Midway through the 2009 season, he was loaned to Universidad Católica in the Serie B, helping the club win promotion to the top flight. In 2010, he transferred to Olmedo, making over 40 appearances and scoring 3 goals. In 2011, he joined Deportivo Cuenca, establishing himself as a regular starter in 39 matches, before moving to El Nacional for the 2013 season.

He ended his playing career in early 2017 while playing for Clan Juvenil in the Ecuadorian Serie B.

==Managerial career==
Bravo began his professional managerial career in the 2020 season with América de Quito in the Ecuadorian Serie B. The following year, he took charge of Chacaritas.

In 2022, Bravo joined the youth setup of Independiente del Valle, becoming the manager of their reserve team, Independiente Juniors. During that same year, he served as the interim manager for Independiente del Valle's first team and their U-20 squad.

On 27 February 2023, the Ecuadorian Football Federation officially appointed him as the manager of the Ecuador U-20 national team, leading them in the 2023 FIFA U-20 World Cup held in Indonesia.
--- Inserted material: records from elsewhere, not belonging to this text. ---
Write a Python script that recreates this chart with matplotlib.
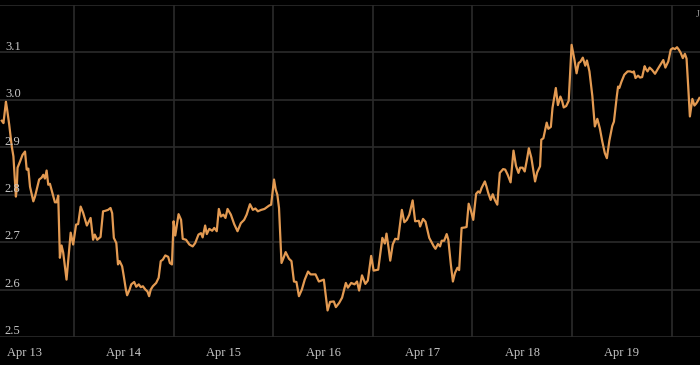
"""Intraday price trace, Apr 13 - Apr 19, dark theme."""
import matplotlib
matplotlib.use("Agg")
import matplotlib.pyplot as plt
import matplotlib.transforms as mtransforms

# hours since Apr 13 00:00
HOURS = [
    6.6, 7.0, 7.6, 7.9, 8.4, 9.0, 9.4, 10.0, 10.2, 10.4, 11.0, 11.6, 12.2, 12.6, 13.0,
    13.4, 14.2, 14.6, 15.6, 16.2, 16.6, 17.0, 17.4, 17.8, 18.2, 18.9, 19.4, 19.8, 20.2,
    20.6, 21.0, 21.4, 22.2, 23.2, 23.8, 24.5, 25.0, 25.6, 26.2, 27.1, 28.0, 28.6, 29.0,
    29.6, 30.4, 31.0, 31.5, 32.2, 32.8, 33.2, 33.6, 34.2, 34.6, 35.0, 35.6, 36.0, 36.5,
    36.8, 37.4, 37.8, 38.5, 39.0, 39.6, 40.1, 40.6, 41.2, 41.7, 42.1, 42.5, 43.0, 43.8,
    44.4, 44.9, 45.4, 46.0, 46.7, 47.1, 47.6, 48.0, 48.4, 49.2, 49.8, 50.2, 51.0, 51.8,
    52.6, 53.2, 54.0, 54.6, 55.0, 55.6, 56.0, 56.6, 57.3, 57.8, 58.4, 58.9, 59.4, 60.0,
    60.5, 61.0, 61.8, 62.6, 63.4, 64.2, 65.0, 65.6, 66.4, 67.1, 67.7, 68.3, 69.1, 69.9,
    71.0, 71.5, 72.2, 72.6, 73.0, 73.4, 74.0, 74.5, 75.0, 75.8, 76.4, 77.0, 77.6, 78.2,
    78.9, 79.6, 80.4, 81.0, 82.2, 83.0, 84.2, 85.1, 85.7, 86.6, 87.1, 87.9, 88.6, 89.5,
    90.0, 90.8, 91.6, 92.2, 92.7, 93.4, 94.2, 94.8, 95.6, 96.2, 97.3, 98.3, 98.9, 99.3,
    99.8, 100.2, 100.8, 101.4, 102.1, 103.0, 103.6, 104.2, 104.8, 105.6, 106.2, 107.1,
    107.4, 108.1, 108.7, 109.6, 110.7, 111.1, 111.7, 112.2, 112.6, 113.2, 113.8, 114.2,
    114.8, 115.3, 115.8, 116.4, 116.8, 117.4, 118.2, 118.6, 119.1, 119.6, 120.2, 120.9,
    121.4, 121.8, 122.2, 123.0, 123.4, 123.8, 124.4, 124.9, 125.4, 126.0, 126.6, 127.4,
    127.9, 128.5, 129.2, 129.9, 130.5, 131.1, 131.5, 132.1, 132.6, 133.2, 133.6, 134.2,
    135.1, 135.6, 136.3, 136.6, 137.1, 137.9, 138.3, 138.9, 139.3, 140.1, 140.6, 141.2,
    141.6, 142.0, 142.6, 143.2, 143.9, 144.6, 145.1, 145.6, 146.0, 146.6, 147.2, 147.6,
    148.2, 148.9, 149.5, 150.1, 150.7, 151.3, 151.9, 152.4, 153.0, 153.7, 154.1, 154.8,
    155.1, 155.4, 155.9, 156.6, 157.4, 158.0, 158.6, 158.9, 159.3, 159.9, 160.4, 160.9,
    161.5, 161.8, 162.2, 162.7, 163.3, 164.0, 164.8, 165.7, 166.0, 166.5, 167.2, 167.8,
    168.3, 168.8, 169.3, 169.8, 170.2, 170.7, 171.2, 171.6, 172.0, 172.4, 173.0, 173.5,
    173.9, 174.2, 174.7,
]

VALUES = [
    2.956, 2.951, 2.996, 2.979, 2.947, 2.902, 2.881, 2.796, 2.811, 2.857, 2.870, 2.884, 2.891, 2.853, 2.855,
    2.817, 2.786, 2.796, 2.832, 2.836, 2.842, 2.834, 2.851, 2.821, 2.823, 2.800, 2.784, 2.784, 2.798,
    2.667, 2.693, 2.678, 2.621, 2.720, 2.695, 2.737, 2.738, 2.775, 2.762, 2.735, 2.751, 2.705, 2.716,
    2.705, 2.711, 2.765, 2.766, 2.768, 2.772, 2.761, 2.709, 2.698, 2.653, 2.660, 2.649, 2.628, 2.600,
    2.588, 2.600, 2.611, 2.616, 2.606, 2.611, 2.605, 2.607, 2.600, 2.596, 2.586, 2.600, 2.607, 2.614,
    2.625, 2.660, 2.663, 2.672, 2.669, 2.656, 2.653, 2.744, 2.714, 2.759, 2.747, 2.707, 2.705, 2.695,
    2.691, 2.698, 2.716, 2.719, 2.710, 2.735, 2.717, 2.728, 2.724, 2.730, 2.723, 2.770, 2.754, 2.758,
    2.751, 2.770, 2.758, 2.738, 2.723, 2.740, 2.747, 2.758, 2.780, 2.768, 2.771, 2.765, 2.768, 2.770,
    2.777, 2.779, 2.832, 2.811, 2.800, 2.772, 2.656, 2.667, 2.679, 2.665, 2.660, 2.617, 2.616, 2.586,
    2.600, 2.621, 2.638, 2.632, 2.632, 2.617, 2.621, 2.556, 2.574, 2.575, 2.563, 2.572, 2.583, 2.614,
    2.604, 2.614, 2.611, 2.617, 2.598, 2.630, 2.612, 2.619, 2.671, 2.640, 2.642, 2.709, 2.697, 2.718,
    2.688, 2.661, 2.695, 2.707, 2.706, 2.768, 2.742, 2.747, 2.758, 2.788, 2.744, 2.745,
    2.733, 2.749, 2.743, 2.709, 2.691, 2.686, 2.696, 2.691, 2.703, 2.703, 2.717, 2.705,
    2.653, 2.617, 2.635, 2.646, 2.641, 2.730, 2.731, 2.732, 2.781, 2.768, 2.747, 2.802,
    2.807, 2.804, 2.814, 2.828, 2.817, 2.804, 2.789, 2.801, 2.789, 2.779, 2.846, 2.854,
    2.853, 2.842, 2.826, 2.893, 2.861, 2.846, 2.857, 2.857, 2.849, 2.877, 2.898, 2.878,
    2.828, 2.847, 2.860, 2.916, 2.919, 2.952, 2.939, 2.943, 2.983, 3.025, 2.989, 3.007,
    2.998, 2.984, 2.987, 2.998, 3.116, 3.084, 3.056, 3.078, 3.080, 3.089, 3.072, 3.083,
    3.060, 3.008, 2.944, 2.960, 2.940, 2.912, 2.888, 2.877, 2.914, 2.945, 2.954, 3.008,
    3.028, 3.025, 3.038, 3.053, 3.060, 3.060, 3.058, 3.060, 3.046, 3.051, 3.047, 3.048,
    3.071, 3.065, 3.060, 3.068, 3.063, 3.055, 3.067, 3.080, 3.084, 3.068, 3.081, 3.106,
    3.109, 3.107, 3.111, 3.105, 3.099, 3.088, 3.097, 3.087, 3.028, 2.965, 3.002, 2.988,
    2.992, 2.996, 3.004,
]

DAY_LABELS = ["Apr 13", "Apr 14", "Apr 15", "Apr 16", "Apr 17", "Apr 18", "Apr 19"]
Y_TICKS = [2.5, 2.6, 2.7, 2.8, 2.9, 3.0, 3.1]

LINE_COLOR = "#e39a52"
GRID_COLOR = "#2b2b2b"
TEXT_COLOR = "#c8c8c8"
FONT = "Liberation Serif"


def main():
    fig = plt.figure(figsize=(7, 3.65), dpi=100, facecolor="black")
    ax = fig.add_axes([0, 28 / 365, 1, 332 / 365], facecolor="black")

    ax.plot(HOURS, VALUES, color=LINE_COLOR, linewidth=1.6, solid_joinstyle="round",
            zorder=3)

    ax.set_xlim(6.17, 174.84)
    ax.set_ylim(2.5, 3.2)

    # labels sit at noon, grid lines at midnight
    ax.set_xticks([12 + 24 * i for i in range(len(DAY_LABELS))])
    ax.set_xticklabels(DAY_LABELS, family=FONT, fontsize=9, color=TEXT_COLOR)
    ax.set_xticks([24 * i for i in range(1, 8)], minor=True)
    ax.tick_params(axis="x", which="both", length=0, pad=7)
    ax.grid(True, axis="x", which="minor", color=GRID_COLOR, linewidth=1.2)

    ax.set_yticks(Y_TICKS + [3.2])
    ax.set_yticklabels([])
    ax.tick_params(axis="y", length=0)
    ax.grid(True, axis="y", which="major", color=GRID_COLOR, linewidth=1.2)

    # y labels drawn inside the plot, just above their grid line
    trans = mtransforms.blended_transform_factory(ax.transAxes, ax.transData)
    trans = trans + mtransforms.ScaledTranslation(0, 2 / 72, fig.dpi_scale_trans)
    for v in Y_TICKS:
        ax.text(0.007, v, f"{v:.1f}", transform=trans, ha="left", va="baseline",
                family=FONT, fontsize=9, color=TEXT_COLOR)

    ax.text(0.996, 0.97, "J", transform=ax.transAxes, ha="center", va="center",
            family=FONT, fontsize=7, color="#9a9a9a")

    for s in ax.spines.values():
        s.set_visible(False)

    fig.savefig("out.png", dpi=100, facecolor="black")
    plt.close(fig)


if __name__ == "__main__":
    main()
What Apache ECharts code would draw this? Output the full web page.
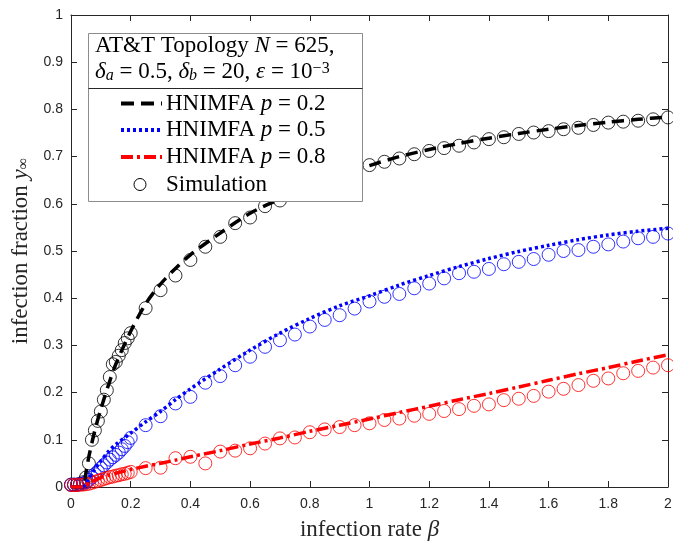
<!DOCTYPE html>
<html>
<head>
<meta charset="utf-8">
<script src="https://cdn.jsdelivr.net/npm/echarts@6/dist/echarts.min.js"></script>
<style>
html,body{margin:0;padding:0;background:#fff;}
#chart{width:673px;height:541px;}
</style>
</head>
<body>
<div id="chart"></div>
<script>
// ---- data ----
const betaDense = [0,0.01,0.02,0.03,0.04,0.05,0.06,0.07,0.08,0.09,0.10,0.11,0.12,0.13,0.14,0.15,0.16,0.17,0.18,0.19,0.20];
const betaCoarse = [0.25,0.30,0.35,0.40,0.45,0.50,0.55,0.60,0.65,0.70,0.75,0.80,0.85,0.90,0.95,1.00,1.05,1.10,1.15,1.20,1.25,1.30,1.35,1.40,1.45,1.50,1.55,1.60,1.65,1.70,1.75,1.80,1.85,1.90,1.95,2.00];

const simBlackDense = [0.005,0.005,0.005,0.006,0.010,0.020,0.050,0.100,0.120,0.140,0.160,0.185,0.205,0.233,0.260,0.265,0.278,0.290,0.305,0.315,0.326];
const simBlueDense  = [0.005,0.005,0.005,0.006,0.007,0.010,0.015,0.020,0.027,0.033,0.040,0.046,0.052,0.058,0.063,0.068,0.073,0.080,0.087,0.095,0.104];
const simRedDense   = [0.004,0.004,0.004,0.005,0.005,0.006,0.007,0.009,0.011,0.013,0.015,0.017,0.019,0.021,0.022,0.024,0.025,0.027,0.028,0.030,0.032];

const simBlackCoarse = [0.379,0.417,0.448,0.481,0.509,0.530,0.559,0.571,0.595,0.607,0.620,0.635,0.650,0.660,0.672,0.682,0.689,0.696,0.705,0.712,0.718,0.723,0.730,0.737,0.741,0.748,0.751,0.754,0.758,0.761,0.767,0.772,0.774,0.776,0.779,0.783];
const simBlueCoarse  = [0.131,0.150,0.177,0.191,0.221,0.235,0.258,0.276,0.297,0.311,0.323,0.340,0.354,0.364,0.378,0.393,0.403,0.409,0.421,0.431,0.442,0.453,0.456,0.462,0.472,0.477,0.483,0.492,0.500,0.502,0.509,0.514,0.520,0.527,0.530,0.537];
const simRedCoarse   = [0.040,0.041,0.061,0.064,0.050,0.075,0.077,0.082,0.092,0.103,0.105,0.116,0.122,0.127,0.131,0.135,0.142,0.145,0.151,0.155,0.161,0.165,0.172,0.175,0.184,0.187,0.193,0.202,0.208,0.216,0.225,0.230,0.241,0.246,0.253,0.258];

const betaLine  = [0,0.04,0.05,0.06,0.08,0.10,0.125,0.15,0.20,0.25,0.30,0.35,0.40,0.50,0.60,0.70,0.80,0.90,1.00,1.10,1.20,1.30,1.40,1.50,1.60,1.70,1.80,1.90,2.00];
const lineBlack = [0,0.000,0.030,0.065,0.120,0.165,0.215,0.260,0.330,0.388,0.430,0.463,0.492,0.538,0.580,0.610,0.636,0.660,0.681,0.700,0.715,0.728,0.739,0.749,0.758,0.766,0.773,0.779,0.784];
const lineBlue  = [0,0.000,0.008,0.018,0.038,0.055,0.075,0.090,0.114,0.138,0.160,0.185,0.208,0.250,0.290,0.326,0.357,0.384,0.405,0.428,0.448,0.467,0.484,0.499,0.512,0.524,0.534,0.542,0.548];
const lineRed   = [0,0.000,0.004,0.008,0.014,0.020,0.025,0.029,0.037,0.044,0.050,0.057,0.064,0.077,0.091,0.104,0.118,0.131,0.144,0.158,0.171,0.185,0.198,0.212,0.226,0.240,0.253,0.267,0.280];

const xTicks = [0,0.2,0.4,0.6,0.8,1,1.2,1.4,1.6,1.8,2];
const yTicks = [0,0.1,0.2,0.3,0.4,0.5,0.6,0.7,0.8,0.9,1];

const legendTitle1 = '{r|AT&T Topology }{i|N}{r| = 625,}';
const legendTitle2 = '{i|δ}{s|a}{r| = 0.5, }{i|δ}{s|b}{r| = 20, }{i|ε}{r| = 10}{p|−3}';
const legendNames = ['0.2','0.5','0.8'];

// ---- build ----
function zip(xs, ys){ return xs.map((x,i)=>[x, ys[i]]); }
const AX = '#262626';
const SERIF = 'Liberation Serif';
const FS = 23;

const richBase = {
  r:{fontFamily:SERIF,fontSize:FS,color:'#000'},
  i:{fontFamily:SERIF,fontSize:FS,fontStyle:'italic',color:'#000'},
  s:{fontFamily:SERIF,fontSize:16,fontStyle:'italic',color:'#000',lineHeight:8,verticalAlign:'bottom'},
  p:{fontFamily:SERIF,fontSize:16,color:'#000',lineHeight:10,verticalAlign:'top'}
};

function simSeries(name, color, xs, ys){
  return {type:'scatter', name:name, data:zip(xs,ys), symbol:'circle', symbolSize:13,
    itemStyle:{color:'rgba(0,0,0,0)', borderColor:color, borderWidth:1}, z:2, silent:true};
}
function lineSeries(name, color, ys, dash){
  return {type:'line', name:name, data:zip(betaLine, ys), showSymbol:false, smooth:0.3,
    lineStyle:{color:color, width:3.5, type:dash, cap:'butt'}, z:3, silent:true};
}

const chart = echarts.init(document.getElementById('chart'), null, {renderer:'canvas'});

const labelStyle = {color:AX, fontSize:14, fontFamily:'Liberation Sans'};
const legendRows = [103.5, 130, 157];
const legendColors = ['#000','#0000ff','#ff0000'];
const legendDash = [[13,7],[3,3],[12,4,3,4]];

const graphics = [
  {type:'rect', z:50, shape:{x:88.5,y:33.5,width:274,height:168}, style:{fill:'#fff', stroke:'#8c8c8c', lineWidth:1}},
  {type:'line', z:51, shape:{x1:88.5,y1:88.5,x2:362.5,y2:88.5}, style:{stroke:'#262626', lineWidth:1}},
  {type:'text', z:51, x:95, y:46, style:{text:legendTitle1, rich:richBase, verticalAlign:'middle'}},
  {type:'text', z:51, x:95, y:72, style:{text:legendTitle2, rich:richBase, verticalAlign:'middle'}}
];
legendNames.forEach((p,k)=>{
  graphics.push({type:'line', z:51, shape:{x1:121,y1:legendRows[k],x2:162,y2:legendRows[k]},
    style:{stroke:legendColors[k], lineWidth:4, lineDash:legendDash[k], lineCap:'butt'}});
  graphics.push({type:'text', z:51, x:166, y:legendRows[k], style:{text:'{r|HNIMFA }{i|p}{r| = '+p+'}', rich:richBase, verticalAlign:'middle'}});
});
graphics.push({type:'circle', z:51, shape:{cx:140, cy:184.5, r:6}, style:{fill:'none', stroke:'#000', lineWidth:1}});
graphics.push({type:'text', z:51, x:166, y:184.5, style:{text:'{r|Simulation}', rich:richBase, verticalAlign:'middle'}});

const option = {
  backgroundColor:'#fff',
  animation:false,
  grid:{left:71, right:5, top:15, bottom:54, containLabel:false, outerBoundsMode:'none'},
  xAxis:[
    {type:'value', min:0, max:2, interval:0.2, position:'bottom',
     axisLine:{show:true, onZero:false, lineStyle:{color:AX,width:1}},
     axisTick:{show:true, inside:true, length:6, lineStyle:{color:AX}},
     axisLabel:Object.assign({margin:10, formatter:(v)=>String(+v.toFixed(1))}, labelStyle),
     splitLine:{show:false},
     name:'{r|infection rate }{i|β}', nameLocation:'middle', nameGap:31,
     nameTextStyle:{rich:{r:{fontFamily:SERIF,fontSize:23,color:AX}, i:{fontFamily:SERIF,fontSize:23,fontStyle:'italic',color:AX}}}},
    {type:'value', min:0, max:2, interval:0.2, position:'top',
     axisLine:{show:true, onZero:false, lineStyle:{color:AX,width:1}},
     axisTick:{show:true, inside:true, length:6, lineStyle:{color:AX}},
     axisLabel:{show:false}, splitLine:{show:false}}
  ],
  yAxis:[
    {type:'value', min:0, max:1, interval:0.1, position:'left',
     axisLine:{show:true, onZero:false, lineStyle:{color:AX,width:1}},
     axisTick:{show:true, inside:true, length:6, lineStyle:{color:AX}},
     axisLabel:Object.assign({margin:8, formatter:(v)=>String(+v.toFixed(1))}, labelStyle),
     splitLine:{show:false},
     name:'{r|infection fraction }{i|y}{s|∞}', nameLocation:'middle', nameGap:39,
     nameTextStyle:{rich:{r:{fontFamily:SERIF,fontSize:23,color:AX}, i:{fontFamily:SERIF,fontSize:23,fontStyle:'italic',color:AX},
       s:{fontFamily:SERIF,fontSize:16,color:AX,lineHeight:8,verticalAlign:'bottom'}}}},
    {type:'value', min:0, max:1, interval:0.1, position:'right',
     axisLine:{show:true, onZero:false, lineStyle:{color:AX,width:1}},
     axisTick:{show:true, inside:true, length:6, lineStyle:{color:AX}},
     axisLabel:{show:false}, splitLine:{show:false}}
  ],
  series:[
    simSeries('sim02', '#000', betaDense.concat(betaCoarse), simBlackDense.concat(simBlackCoarse)),
    simSeries('sim05', '#0000ff', betaDense.concat(betaCoarse), simBlueDense.concat(simBlueCoarse)),
    simSeries('sim08', '#ff0000', betaDense.concat(betaCoarse), simRedDense.concat(simRedCoarse)),
    lineSeries('p02', '#000', lineBlack, [12,7]),
    lineSeries('p05', '#0000ff', lineBlue, [3,3]),
    lineSeries('p08', '#ff0000', lineRed, [12,4,3,4])
  ],
  graphic:graphics
};
chart.setOption(option);
</script>
</body>
</html>
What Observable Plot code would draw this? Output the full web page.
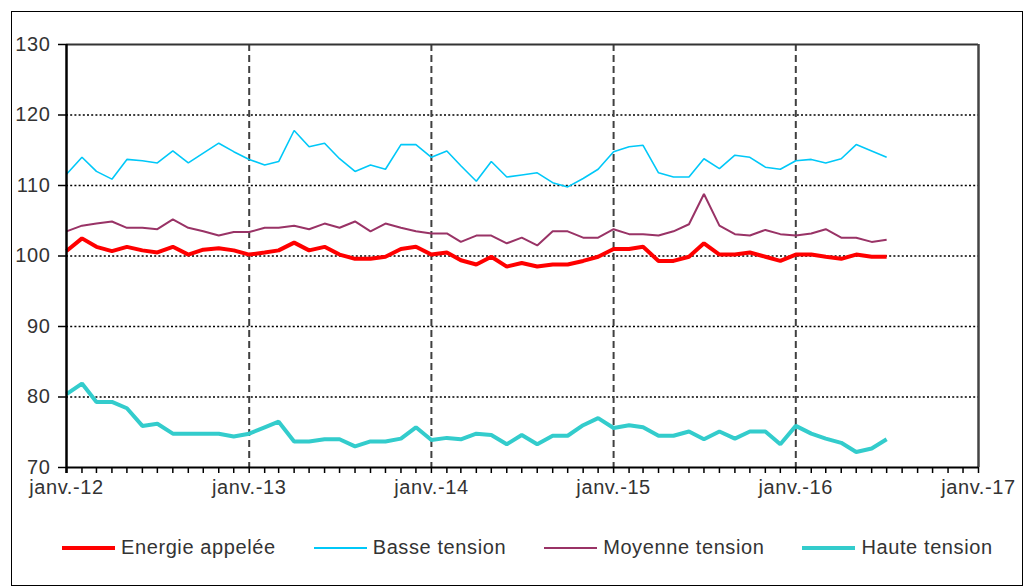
<!DOCTYPE html>
<html>
<head>
<meta charset="utf-8">
<script src="https://cdn.jsdelivr.net/npm/d3@7"></script>
<script src="https://cdn.jsdelivr.net/npm/@observablehq/plot@0.6"></script>
<style>
  html, body { margin: 0; padding: 0; background: #fff; }
  body { width: 1026px; height: 588px; position: relative; overflow: hidden;
         font-family: "Liberation Sans", Arial, sans-serif; }
  #frame { position: absolute; left: 11px; top: 11px; width: 1012px; height: 575px;
           border: 1.5px solid #000; box-sizing: border-box; }
  #chart { position: absolute; left: 0; top: 0; }
  #legend { position: absolute; left: 62px; top: 536px; display: flex; gap: 38px;
            align-items: center; font-size: 20px; letter-spacing: 0.6px; color: #333; }
  .item { display: flex; align-items: center; gap: 6px; }
  .sw { width: 53px; height: 0; }
</style>
</head>
<body>
<div id="frame"></div>
<div id="chart"></div>
<div id="legend"></div>
<script>
const startMonth = "2012-01-01";
const seriesNames = ["Energie appelée", "Basse tension", "Moyenne tension", "Haute tension"];
const seriesColors = ["#ff0000", "#00c8f8", "#993366", "#33cccc"];
const seriesWidths = [4, 1.6, 2, 4];

const energie = [100.7,102.5,101.3,100.7,101.3,100.8,100.5,101.3,100.2,100.9,101.1,100.8,100.2,
  100.5,100.8,101.9,100.8,101.3,100.2,99.6,99.6,99.9,101.0,101.3,100.2,
  100.5,99.4,98.8,99.9,98.5,99.0,98.5,98.8,98.8,99.3,99.9,101.0,
  101.0,101.3,99.3,99.3,99.9,101.8,100.2,100.2,100.5,99.9,99.3,100.2,
  100.2,99.9,99.6,100.2,99.9,99.9];
const basse = [111.6,114.0,112.0,110.9,113.7,113.5,113.2,114.9,113.2,114.6,116.0,114.8,113.7,
  112.9,113.4,117.8,115.5,116.0,113.8,112.0,112.9,112.3,115.8,115.8,114.0,
  114.9,112.8,110.6,113.4,111.2,111.5,111.8,110.4,109.8,111.0,112.3,114.8,
  115.5,115.7,111.8,111.2,111.2,113.8,112.4,114.3,114.0,112.6,112.3,113.5,
  113.7,113.2,113.8,115.8,114.9,114.0];
const moyenne = [103.5,104.3,104.6,104.9,104.0,104.0,103.8,105.2,104.0,103.5,102.9,103.4,103.4,
  104.0,104.0,104.3,103.8,104.6,104.0,104.9,103.5,104.6,104.0,103.5,103.2,
  103.2,102.0,102.9,102.9,101.8,102.6,101.5,103.5,103.5,102.6,102.6,103.8,
  103.1,103.1,102.9,103.5,104.5,108.8,104.3,103.1,102.9,103.7,103.1,102.9,
  103.2,103.8,102.6,102.6,102.0,102.3];
const haute = [80.4,81.9,79.3,79.3,78.4,75.9,76.2,74.8,74.8,74.8,74.8,74.4,74.8,
  75.7,76.5,73.7,73.7,74.0,74.0,73.0,73.7,73.7,74.1,75.7,73.9,
  74.2,74.0,74.8,74.6,73.3,74.6,73.3,74.5,74.5,76.0,77.0,75.6,
  76.0,75.7,74.5,74.5,75.1,74.0,75.1,74.1,75.1,75.1,73.3,75.9,
  74.8,74.1,73.5,72.2,72.7,74.0];
const yTicks = [70, 80, 90, 100, 110, 120, 130];
const yearTicks = ["2012","2013","2014","2015","2016","2017"];

const allSeries = [energie, basse, moyenne, haute];
const start = new Date(startMonth + "T00:00:00Z");
const monthDate = i => d3.utcMonth.offset(start, i);
const rows = allSeries.flatMap((vals, s) =>
  vals.map((v, i) => ({series: seriesNames[s], date: monthDate(i), value: v})));

const years = yearTicks.map(y => new Date(y + "-01-01T00:00:00Z"));
const xDomain = [years[0], years[years.length - 1]];
const months = d3.utcMonths(xDomain[0], d3.utcMonth.offset(xDomain[1], 1));

const chart = Plot.plot({
  width: 1026,
  height: 500,
  marginLeft: 66,
  marginRight: 48,
  marginTop: 44,
  marginBottom: 33,
  style: {fontFamily: '"Liberation Sans", Arial, sans-serif', fontSize: "20px", letterSpacing: "0.6px", color: "#333", background: "transparent", overflow: "visible"},
  x: {type: "utc", domain: xDomain},
  y: {domain: [70, 130]},
  marks: [
    Plot.ruleY(yTicks.slice(1, -1), {stroke: "#000", strokeWidth: 1.5, strokeDasharray: "2,2.2"}),
    Plot.ruleX(years.slice(1, -1), {stroke: "#404040", strokeWidth: 2, strokeDasharray: "7,4"}),
    Plot.ruleY([130], {stroke: "#333", strokeWidth: 2}),
    Plot.ruleX([xDomain[1]], {stroke: "#444", strokeWidth: 2.5}),
    ...seriesNames.map((name, s) =>
      Plot.line(rows.filter(d => d.series === name), {
        x: "date", y: "value", stroke: seriesColors[s], strokeWidth: seriesWidths[s],
        strokeLinejoin: "miter", strokeLinecap: "butt"
      })),
    Plot.axisY({ticks: yTicks, tickSize: 8, tickPadding: 8, stroke: "#000", strokeWidth: 1.5, fill: "#333", tickFormat: d => d, label: null}),
    Plot.axisX({ticks: months, tickSize: 6, tickFormat: () => "", stroke: "#000", strokeWidth: 1.5, label: null}),
    Plot.axisX({ticks: years, tickSize: 0, tickPadding: 12, fill: "#333", label: null,
      tickFormat: d => "janv.-" + String(d.getUTCFullYear()).slice(2)}),
    Plot.ruleX([xDomain[0]], {stroke: "#000", strokeWidth: 2.5, y1: 130, y2: 70, insetBottom: -6}),
    Plot.ruleY([70], {stroke: "#000", strokeWidth: 2})
  ]
});
document.getElementById("chart").appendChild(chart);

const legend = d3.select("#legend");
seriesNames.forEach((name, s) => {
  const item = legend.append("div").attr("class", "item");
  item.append("div").attr("class", "sw")
    .style("border-top", `${seriesWidths[s] + (s === 1 ? 0.4 : 0)}px solid ${seriesColors[s]}`);
  item.append("span").text(name);
});
</script>
</body>
</html>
In late 2023, he was appointed to manage the Ecuador U-23 team for the 2024 CONMEBOL Pre-Olympic Tournament in Venezuela, while also managing the U-18 squad. He concluded his tenure with the Ecuadorian youth national teams in March 2025.

In mid-2025, he began his first international managerial stint after being appointed as the manager of Cancún F.C. in the Mexican Liga de Expansión MX.